--- Begin Supplied information ---

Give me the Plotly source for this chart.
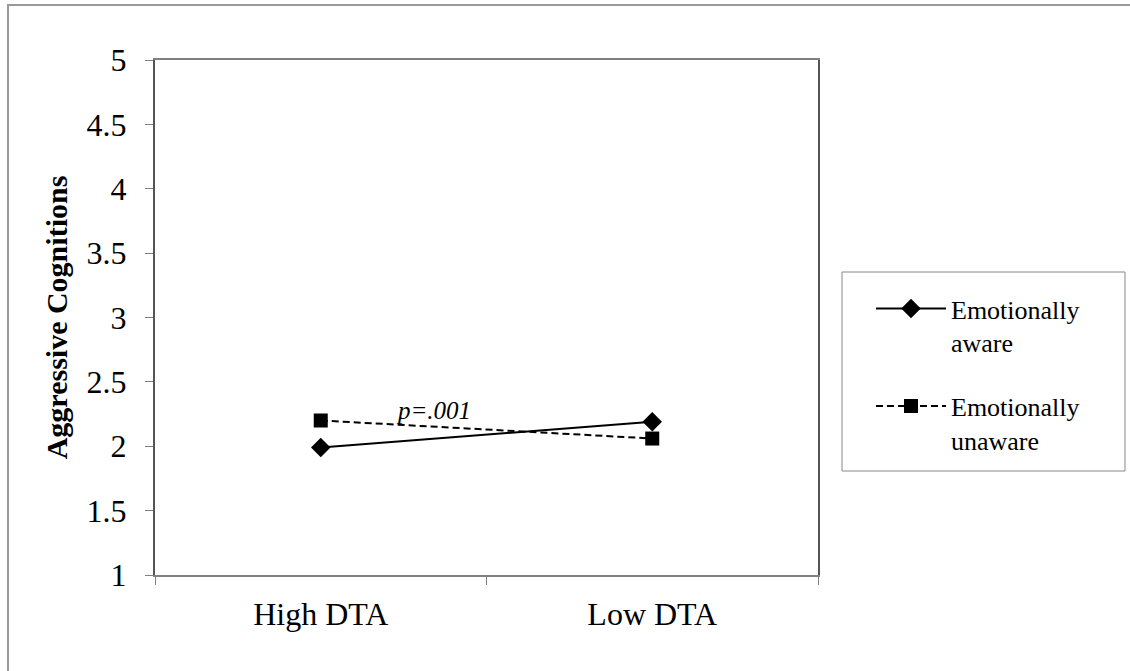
import plotly.graph_objects as go

categories = ["High DTA", "Low DTA"]
aware = [1.99, 2.19]
unaware = [2.20, 2.06]
series_names = ["Emotionally<br>aware", "Emotionally<br>unaware"]
y_ticks = [1, 1.5, 2, 2.5, 3, 3.5, 4, 4.5, 5]
y_tick_labels = ["1", "1.5", "2", "2.5", "3", "3.5", "4", "4.5", "5"]

FONT = "Liberation Serif, Times New Roman, serif"

L, R, T, B = 155, 818, 60, 575
PW, PH = R - L, B - T


def px(x):
    return (x - L) / PW


def py(y):
    return (B - y) / PH


fig = go.Figure()
fig.add_trace(go.Scatter(
    x=categories, y=aware, name=series_names[0], mode="lines+markers",
    legendgroup="a",
    line=dict(color="black", width=2),
    marker=dict(symbol="diamond", size=15, color="black"),
))
fig.add_trace(go.Scatter(
    x=categories, y=unaware, name=series_names[1], mode="lines+markers",
    legendgroup="b",
    line=dict(color="black", width=2, dash="7px,4px"),
    marker=dict(symbol="square", size=14, color="black"),
))

fig.add_annotation(
    x=0.34, y=2.28, xref="x", yref="y", text="<i>p=.001</i>", showarrow=False,
    font=dict(family=FONT, size=25, color="black"),
)

# outer frame
fig.add_shape(type="rect", xref="paper", yref="paper",
              x0=px(8), x1=px(1145), y0=py(690), y1=py(5),
              line=dict(color="#999999", width=2), fillcolor="rgba(0,0,0,0)")
# legend frame
fig.add_shape(type="rect", xref="paper", yref="paper",
              x0=px(842), x1=px(1125), y0=py(471), y1=py(272),
              line=dict(color="#888888", width=1), fillcolor="rgba(0,0,0,0)")

fig.update_layout(
    width=1130, height=671,
    margin=dict(l=L, r=1130 - R, t=T, b=671 - B),
    paper_bgcolor="white", plot_bgcolor="white",
    font=dict(family=FONT, size=26, color="black"),
    showlegend=True,
    legend=dict(
        x=px(871), y=py(285), xanchor="left", yanchor="top",
        borderwidth=0, bgcolor="rgba(0,0,0,0)",
        font=dict(family=FONT, size=26, color="black"),
        itemwidth=70, tracegroupgap=27, valign="top",
    ),
    xaxis=dict(
        type="category", range=[-0.5, 1.5],
        showline=True, linecolor="#808080", linewidth=2, mirror=True,
        ticks="outside", tickson="boundaries", ticklen=8, tickcolor="#808080",
        showgrid=False, zeroline=False, ticklabelstandoff=10,
        tickfont=dict(family=FONT, size=32, color="black"),
    ),
    yaxis=dict(
        range=[1, 5], tickvals=y_ticks, ticktext=y_tick_labels,
        showline=True, linecolor="#555555", linewidth=2, mirror=True,
        ticks="outside", ticklen=8, tickcolor="#808080",
        showgrid=False, zeroline=False, ticklabelstandoff=12,
        tickfont=dict(family=FONT, size=32, color="black"),
        title=dict(text="<b>Aggressive Cognitions</b>", standoff=10,
                   font=dict(family=FONT, size=30, color="black")),
    ),
)

fig.write_html("out.html", config={"displayModeBar": False},
               post_script="document.body.style.margin='0';")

--- End Supplied information ---

Description of the task => Take the data above and repeat it exactly, leaving each picture out.

Worked answer =>
Give me the Plotly source for this chart.
import plotly.graph_objects as go

categories = ["High DTA", "Low DTA"]
aware = [1.99, 2.19]
unaware = [2.20, 2.06]
series_names = ["Emotionally<br>aware", "Emotionally<br>unaware"]
y_ticks = [1, 1.5, 2, 2.5, 3, 3.5, 4, 4.5, 5]
y_tick_labels = ["1", "1.5", "2", "2.5", "3", "3.5", "4", "4.5", "5"]

FONT = "Liberation Serif, Times New Roman, serif"

L, R, T, B = 155, 818, 60, 575
PW, PH = R - L, B - T


def px(x):
    return (x - L) / PW


def py(y):
    return (B - y) / PH


fig = go.Figure()
fig.add_trace(go.Scatter(
    x=categories, y=aware, name=series_names[0], mode="lines+markers",
    legendgroup="a",
    line=dict(color="black", width=2),
    marker=dict(symbol="diamond", size=15, color="black"),
))
fig.add_trace(go.Scatter(
    x=categories, y=unaware, name=series_names[1], mode="lines+markers",
    legendgroup="b",
    line=dict(color="black", width=2, dash="7px,4px"),
    marker=dict(symbol="square", size=14, color="black"),
))

fig.add_annotation(
    x=0.34, y=2.28, xref="x", yref="y", text="<i>p=.001</i>", showarrow=False,
    font=dict(family=FONT, size=25, color="black"),
)

# outer frame
fig.add_shape(type="rect", xref="paper", yref="paper",
              x0=px(8), x1=px(1145), y0=py(690), y1=py(5),
              line=dict(color="#999999", width=2), fillcolor="rgba(0,0,0,0)")
# legend frame
fig.add_shape(type="rect", xref="paper", yref="paper",
              x0=px(842), x1=px(1125), y0=py(471), y1=py(272),
              line=dict(color="#888888", width=1), fillcolor="rgba(0,0,0,0)")

fig.update_layout(
    width=1130, height=671,
    margin=dict(l=L, r=1130 - R, t=T, b=671 - B),
    paper_bgcolor="white", plot_bgcolor="white",
    font=dict(family=FONT, size=26, color="black"),
    showlegend=True,
    legend=dict(
        x=px(871), y=py(285), xanchor="left", yanchor="top",
        borderwidth=0, bgcolor="rgba(0,0,0,0)",
        font=dict(family=FONT, size=26, color="black"),
        itemwidth=70, tracegroupgap=27, valign="top",
    ),
    xaxis=dict(
        type="category", range=[-0.5, 1.5],
        showline=True, linecolor="#808080", linewidth=2, mirror=True,
        ticks="outside", tickson="boundaries", ticklen=8, tickcolor="#808080",
        showgrid=False, zeroline=False, ticklabelstandoff=10,
        tickfont=dict(family=FONT, size=32, color="black"),
    ),
    yaxis=dict(
        range=[1, 5], tickvals=y_ticks, ticktext=y_tick_labels,
        showline=True, linecolor="#555555", linewidth=2, mirror=True,
        ticks="outside", ticklen=8, tickcolor="#808080",
        showgrid=False, zeroline=False, ticklabelstandoff=12,
        tickfont=dict(family=FONT, size=32, color="black"),
        title=dict(text="<b>Aggressive Cognitions</b>", standoff=10,
                   font=dict(family=FONT, size=30, color="black")),
    ),
)

fig.write_html("out.html", config={"displayModeBar": False},
               post_script="document.body.style.margin='0';")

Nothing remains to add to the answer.